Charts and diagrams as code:

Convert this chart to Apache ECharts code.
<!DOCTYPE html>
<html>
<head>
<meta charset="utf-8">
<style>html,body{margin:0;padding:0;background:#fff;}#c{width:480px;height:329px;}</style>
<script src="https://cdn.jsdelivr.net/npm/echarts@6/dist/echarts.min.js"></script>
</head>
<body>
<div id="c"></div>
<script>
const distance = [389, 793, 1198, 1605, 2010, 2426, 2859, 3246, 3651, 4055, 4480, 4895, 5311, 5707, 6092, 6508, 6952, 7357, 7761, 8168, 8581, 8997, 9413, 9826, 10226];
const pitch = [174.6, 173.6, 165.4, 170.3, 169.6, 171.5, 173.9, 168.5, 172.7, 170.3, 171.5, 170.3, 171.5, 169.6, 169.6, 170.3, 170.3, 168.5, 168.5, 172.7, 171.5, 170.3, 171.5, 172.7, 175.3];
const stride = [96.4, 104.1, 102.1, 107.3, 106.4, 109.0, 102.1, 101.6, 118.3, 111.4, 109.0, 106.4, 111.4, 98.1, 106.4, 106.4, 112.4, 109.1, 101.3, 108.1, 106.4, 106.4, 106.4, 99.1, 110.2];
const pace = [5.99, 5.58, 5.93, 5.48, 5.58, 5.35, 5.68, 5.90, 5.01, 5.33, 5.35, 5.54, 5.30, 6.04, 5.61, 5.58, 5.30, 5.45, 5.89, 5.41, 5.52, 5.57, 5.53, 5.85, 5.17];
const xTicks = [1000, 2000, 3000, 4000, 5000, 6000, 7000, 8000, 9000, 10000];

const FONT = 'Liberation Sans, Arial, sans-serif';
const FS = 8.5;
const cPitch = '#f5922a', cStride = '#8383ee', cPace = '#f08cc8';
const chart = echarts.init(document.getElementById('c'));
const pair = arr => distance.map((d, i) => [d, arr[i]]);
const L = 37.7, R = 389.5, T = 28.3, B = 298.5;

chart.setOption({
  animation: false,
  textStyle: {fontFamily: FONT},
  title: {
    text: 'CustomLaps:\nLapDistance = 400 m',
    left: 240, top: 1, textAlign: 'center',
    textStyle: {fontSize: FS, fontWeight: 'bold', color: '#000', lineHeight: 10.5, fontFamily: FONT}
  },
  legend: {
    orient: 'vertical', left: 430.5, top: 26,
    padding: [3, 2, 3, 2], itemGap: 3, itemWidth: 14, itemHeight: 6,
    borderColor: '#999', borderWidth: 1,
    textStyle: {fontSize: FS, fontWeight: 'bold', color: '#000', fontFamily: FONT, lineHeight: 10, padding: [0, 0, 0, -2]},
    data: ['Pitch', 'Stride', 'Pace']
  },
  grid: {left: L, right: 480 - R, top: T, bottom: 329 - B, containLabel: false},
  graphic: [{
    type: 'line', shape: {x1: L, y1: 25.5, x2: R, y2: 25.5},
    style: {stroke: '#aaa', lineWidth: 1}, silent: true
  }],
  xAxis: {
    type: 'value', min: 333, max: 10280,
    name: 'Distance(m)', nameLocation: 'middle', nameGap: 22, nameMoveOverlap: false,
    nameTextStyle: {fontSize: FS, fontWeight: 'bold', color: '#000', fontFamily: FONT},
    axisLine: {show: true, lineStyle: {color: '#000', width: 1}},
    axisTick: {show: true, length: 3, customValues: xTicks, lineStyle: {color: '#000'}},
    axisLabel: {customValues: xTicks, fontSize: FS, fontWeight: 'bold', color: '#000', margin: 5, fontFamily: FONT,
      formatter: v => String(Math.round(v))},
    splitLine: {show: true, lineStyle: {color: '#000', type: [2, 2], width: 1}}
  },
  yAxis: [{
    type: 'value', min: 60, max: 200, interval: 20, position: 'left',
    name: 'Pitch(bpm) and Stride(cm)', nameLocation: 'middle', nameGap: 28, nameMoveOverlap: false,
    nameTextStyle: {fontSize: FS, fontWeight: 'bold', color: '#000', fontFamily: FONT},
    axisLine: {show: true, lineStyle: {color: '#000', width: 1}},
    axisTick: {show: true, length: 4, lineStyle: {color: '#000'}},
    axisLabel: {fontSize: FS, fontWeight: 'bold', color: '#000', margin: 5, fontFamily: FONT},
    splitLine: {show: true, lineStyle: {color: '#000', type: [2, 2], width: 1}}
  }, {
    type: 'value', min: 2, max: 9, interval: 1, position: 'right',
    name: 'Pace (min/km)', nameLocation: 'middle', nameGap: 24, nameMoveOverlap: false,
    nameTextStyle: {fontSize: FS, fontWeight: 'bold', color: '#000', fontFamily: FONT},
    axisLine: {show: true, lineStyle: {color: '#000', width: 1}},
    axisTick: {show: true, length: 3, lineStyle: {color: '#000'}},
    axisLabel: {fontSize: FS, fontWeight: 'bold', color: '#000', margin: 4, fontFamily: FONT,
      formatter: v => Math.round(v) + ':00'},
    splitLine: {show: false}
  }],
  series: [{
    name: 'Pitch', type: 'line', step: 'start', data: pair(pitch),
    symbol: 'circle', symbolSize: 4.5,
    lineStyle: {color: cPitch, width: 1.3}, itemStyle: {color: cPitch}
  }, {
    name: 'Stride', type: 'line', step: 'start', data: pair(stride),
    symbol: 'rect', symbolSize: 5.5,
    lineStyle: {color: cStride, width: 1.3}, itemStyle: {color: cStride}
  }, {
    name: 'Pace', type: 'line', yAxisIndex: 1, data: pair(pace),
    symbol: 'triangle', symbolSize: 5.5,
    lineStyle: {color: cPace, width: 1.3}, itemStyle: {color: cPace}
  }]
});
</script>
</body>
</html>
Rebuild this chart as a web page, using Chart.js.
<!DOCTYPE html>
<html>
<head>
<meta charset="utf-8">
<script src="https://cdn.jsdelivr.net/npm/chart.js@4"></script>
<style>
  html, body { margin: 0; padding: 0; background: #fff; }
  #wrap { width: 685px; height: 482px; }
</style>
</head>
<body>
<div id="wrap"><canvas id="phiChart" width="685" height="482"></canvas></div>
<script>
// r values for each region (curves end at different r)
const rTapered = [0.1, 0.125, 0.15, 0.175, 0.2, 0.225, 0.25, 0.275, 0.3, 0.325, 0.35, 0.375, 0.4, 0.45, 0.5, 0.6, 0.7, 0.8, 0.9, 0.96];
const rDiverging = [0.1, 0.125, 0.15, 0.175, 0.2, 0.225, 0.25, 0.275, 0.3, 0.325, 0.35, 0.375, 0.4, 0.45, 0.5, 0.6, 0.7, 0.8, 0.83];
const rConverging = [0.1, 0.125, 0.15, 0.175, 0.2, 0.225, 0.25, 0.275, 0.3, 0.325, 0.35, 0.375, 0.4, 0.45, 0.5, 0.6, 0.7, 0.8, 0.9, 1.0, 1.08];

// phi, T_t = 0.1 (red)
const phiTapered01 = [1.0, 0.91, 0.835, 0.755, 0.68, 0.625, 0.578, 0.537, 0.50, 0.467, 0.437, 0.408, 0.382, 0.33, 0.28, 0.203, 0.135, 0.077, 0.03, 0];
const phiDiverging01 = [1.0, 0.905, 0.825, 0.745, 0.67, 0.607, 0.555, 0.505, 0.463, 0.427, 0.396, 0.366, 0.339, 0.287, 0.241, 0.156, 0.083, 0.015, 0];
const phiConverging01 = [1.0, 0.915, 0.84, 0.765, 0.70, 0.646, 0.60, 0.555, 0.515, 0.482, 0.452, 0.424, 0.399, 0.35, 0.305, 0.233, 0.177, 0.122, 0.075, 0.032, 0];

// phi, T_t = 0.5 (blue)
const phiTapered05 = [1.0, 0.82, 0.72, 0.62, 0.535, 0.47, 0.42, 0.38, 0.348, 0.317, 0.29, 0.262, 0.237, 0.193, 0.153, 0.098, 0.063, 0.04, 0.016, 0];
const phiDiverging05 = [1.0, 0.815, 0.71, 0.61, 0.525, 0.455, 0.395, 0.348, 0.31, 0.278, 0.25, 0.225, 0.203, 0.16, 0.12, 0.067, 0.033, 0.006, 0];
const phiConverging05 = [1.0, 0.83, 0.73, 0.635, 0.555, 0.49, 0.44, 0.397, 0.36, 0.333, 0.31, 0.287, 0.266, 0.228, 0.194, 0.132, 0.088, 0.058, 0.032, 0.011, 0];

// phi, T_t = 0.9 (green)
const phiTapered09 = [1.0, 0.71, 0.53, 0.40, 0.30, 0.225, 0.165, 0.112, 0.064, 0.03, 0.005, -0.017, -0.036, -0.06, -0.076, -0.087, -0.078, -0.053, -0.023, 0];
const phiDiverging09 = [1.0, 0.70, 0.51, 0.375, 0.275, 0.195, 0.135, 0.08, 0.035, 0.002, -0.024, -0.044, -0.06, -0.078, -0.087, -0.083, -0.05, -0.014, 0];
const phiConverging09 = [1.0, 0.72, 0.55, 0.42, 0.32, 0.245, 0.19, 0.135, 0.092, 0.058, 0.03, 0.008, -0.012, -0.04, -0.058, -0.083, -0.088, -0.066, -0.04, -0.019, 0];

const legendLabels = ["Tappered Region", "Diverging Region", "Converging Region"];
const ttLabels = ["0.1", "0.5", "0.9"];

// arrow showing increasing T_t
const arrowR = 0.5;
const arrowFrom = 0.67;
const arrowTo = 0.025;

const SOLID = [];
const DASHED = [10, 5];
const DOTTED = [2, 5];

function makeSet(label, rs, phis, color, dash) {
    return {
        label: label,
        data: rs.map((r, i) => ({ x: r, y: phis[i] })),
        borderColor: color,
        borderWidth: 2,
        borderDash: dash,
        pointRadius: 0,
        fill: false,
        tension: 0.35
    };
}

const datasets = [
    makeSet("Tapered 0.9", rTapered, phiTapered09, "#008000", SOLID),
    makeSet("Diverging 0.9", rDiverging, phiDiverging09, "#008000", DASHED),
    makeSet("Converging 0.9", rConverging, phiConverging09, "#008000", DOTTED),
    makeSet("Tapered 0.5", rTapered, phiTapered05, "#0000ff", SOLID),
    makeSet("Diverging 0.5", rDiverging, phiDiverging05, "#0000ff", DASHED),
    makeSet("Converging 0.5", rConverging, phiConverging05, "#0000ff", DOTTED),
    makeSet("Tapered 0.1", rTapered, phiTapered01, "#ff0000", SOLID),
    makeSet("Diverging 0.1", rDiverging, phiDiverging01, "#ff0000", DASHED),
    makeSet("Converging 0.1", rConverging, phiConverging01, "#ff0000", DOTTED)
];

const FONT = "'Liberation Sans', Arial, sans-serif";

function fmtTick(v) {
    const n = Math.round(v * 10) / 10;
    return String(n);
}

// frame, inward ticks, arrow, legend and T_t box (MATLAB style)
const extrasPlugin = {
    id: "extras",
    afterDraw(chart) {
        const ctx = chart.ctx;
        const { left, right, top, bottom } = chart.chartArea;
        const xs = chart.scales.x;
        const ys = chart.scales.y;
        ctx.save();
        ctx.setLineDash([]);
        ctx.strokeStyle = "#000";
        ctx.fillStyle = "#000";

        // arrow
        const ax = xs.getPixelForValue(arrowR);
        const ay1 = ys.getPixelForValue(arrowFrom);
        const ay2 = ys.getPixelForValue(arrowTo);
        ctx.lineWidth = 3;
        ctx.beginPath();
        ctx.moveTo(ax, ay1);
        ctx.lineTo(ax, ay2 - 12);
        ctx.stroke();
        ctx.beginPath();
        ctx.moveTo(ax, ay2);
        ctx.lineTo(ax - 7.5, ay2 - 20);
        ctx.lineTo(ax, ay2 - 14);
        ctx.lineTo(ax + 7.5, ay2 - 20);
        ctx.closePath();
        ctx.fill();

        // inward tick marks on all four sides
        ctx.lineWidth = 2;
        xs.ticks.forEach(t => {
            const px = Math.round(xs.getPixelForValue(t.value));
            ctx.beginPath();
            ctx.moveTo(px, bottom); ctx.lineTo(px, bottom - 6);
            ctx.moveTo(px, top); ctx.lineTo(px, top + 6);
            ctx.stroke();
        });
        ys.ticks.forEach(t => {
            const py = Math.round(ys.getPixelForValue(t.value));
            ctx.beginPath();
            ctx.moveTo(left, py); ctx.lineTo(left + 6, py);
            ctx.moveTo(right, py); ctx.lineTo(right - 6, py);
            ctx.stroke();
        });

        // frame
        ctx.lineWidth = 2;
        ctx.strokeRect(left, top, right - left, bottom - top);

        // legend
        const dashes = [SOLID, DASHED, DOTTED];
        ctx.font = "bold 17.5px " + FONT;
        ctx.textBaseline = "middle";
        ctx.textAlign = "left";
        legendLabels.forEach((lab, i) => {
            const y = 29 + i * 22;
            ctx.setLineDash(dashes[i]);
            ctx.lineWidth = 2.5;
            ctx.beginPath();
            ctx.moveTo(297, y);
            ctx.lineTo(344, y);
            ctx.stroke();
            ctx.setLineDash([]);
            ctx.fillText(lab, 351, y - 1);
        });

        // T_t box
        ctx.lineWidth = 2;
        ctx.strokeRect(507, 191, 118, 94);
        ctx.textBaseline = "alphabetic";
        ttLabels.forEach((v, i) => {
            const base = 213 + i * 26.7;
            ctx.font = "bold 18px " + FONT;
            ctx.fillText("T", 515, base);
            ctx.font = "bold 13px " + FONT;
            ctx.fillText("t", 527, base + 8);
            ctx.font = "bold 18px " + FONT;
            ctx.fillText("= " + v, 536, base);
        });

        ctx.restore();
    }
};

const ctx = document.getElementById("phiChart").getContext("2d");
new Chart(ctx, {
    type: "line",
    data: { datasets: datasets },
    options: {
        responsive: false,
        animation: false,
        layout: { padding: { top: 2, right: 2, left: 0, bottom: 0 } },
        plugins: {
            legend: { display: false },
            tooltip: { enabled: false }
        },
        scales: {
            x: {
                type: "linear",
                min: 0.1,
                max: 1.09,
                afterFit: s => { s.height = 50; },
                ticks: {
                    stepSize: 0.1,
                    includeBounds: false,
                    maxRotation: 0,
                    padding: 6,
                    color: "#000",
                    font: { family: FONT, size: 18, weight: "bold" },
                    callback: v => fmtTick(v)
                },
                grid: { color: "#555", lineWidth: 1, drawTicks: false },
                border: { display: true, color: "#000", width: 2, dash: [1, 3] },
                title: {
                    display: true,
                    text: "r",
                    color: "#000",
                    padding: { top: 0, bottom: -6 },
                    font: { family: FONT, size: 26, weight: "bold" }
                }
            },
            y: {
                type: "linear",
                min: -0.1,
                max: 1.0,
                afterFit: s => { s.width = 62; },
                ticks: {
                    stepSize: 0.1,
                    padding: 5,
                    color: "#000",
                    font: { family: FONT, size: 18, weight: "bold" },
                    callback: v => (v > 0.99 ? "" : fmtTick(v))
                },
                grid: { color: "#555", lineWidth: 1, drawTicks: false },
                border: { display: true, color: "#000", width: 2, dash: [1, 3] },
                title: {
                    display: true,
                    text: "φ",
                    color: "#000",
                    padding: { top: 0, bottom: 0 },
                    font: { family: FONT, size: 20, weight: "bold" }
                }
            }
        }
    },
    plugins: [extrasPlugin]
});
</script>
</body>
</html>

What to do: Begin with the first line of the data above and, please, print each line exactly until you have printed the line containing "const L = 37.7, R"; print nothing else.

Result:
Convert this chart to Apache ECharts code.
<!DOCTYPE html>
<html>
<head>
<meta charset="utf-8">
<style>html,body{margin:0;padding:0;background:#fff;}#c{width:480px;height:329px;}</style>
<script src="https://cdn.jsdelivr.net/npm/echarts@6/dist/echarts.min.js"></script>
</head>
<body>
<div id="c"></div>
<script>
const distance = [389, 793, 1198, 1605, 2010, 2426, 2859, 3246, 3651, 4055, 4480, 4895, 5311, 5707, 6092, 6508, 6952, 7357, 7761, 8168, 8581, 8997, 9413, 9826, 10226];
const pitch = [174.6, 173.6, 165.4, 170.3, 169.6, 171.5, 173.9, 168.5, 172.7, 170.3, 171.5, 170.3, 171.5, 169.6, 169.6, 170.3, 170.3, 168.5, 168.5, 172.7, 171.5, 170.3, 171.5, 172.7, 175.3];
const stride = [96.4, 104.1, 102.1, 107.3, 106.4, 109.0, 102.1, 101.6, 118.3, 111.4, 109.0, 106.4, 111.4, 98.1, 106.4, 106.4, 112.4, 109.1, 101.3, 108.1, 106.4, 106.4, 106.4, 99.1, 110.2];
const pace = [5.99, 5.58, 5.93, 5.48, 5.58, 5.35, 5.68, 5.90, 5.01, 5.33, 5.35, 5.54, 5.30, 6.04, 5.61, 5.58, 5.30, 5.45, 5.89, 5.41, 5.52, 5.57, 5.53, 5.85, 5.17];
const xTicks = [1000, 2000, 3000, 4000, 5000, 6000, 7000, 8000, 9000, 10000];

const FONT = 'Liberation Sans, Arial, sans-serif';
const FS = 8.5;
const cPitch = '#f5922a', cStride = '#8383ee', cPace = '#f08cc8';
const chart = echarts.init(document.getElementById('c'));
const pair = arr => distance.map((d, i) => [d, arr[i]]);
const L = 37.7, R = 389.5, T = 28.3, B = 298.5;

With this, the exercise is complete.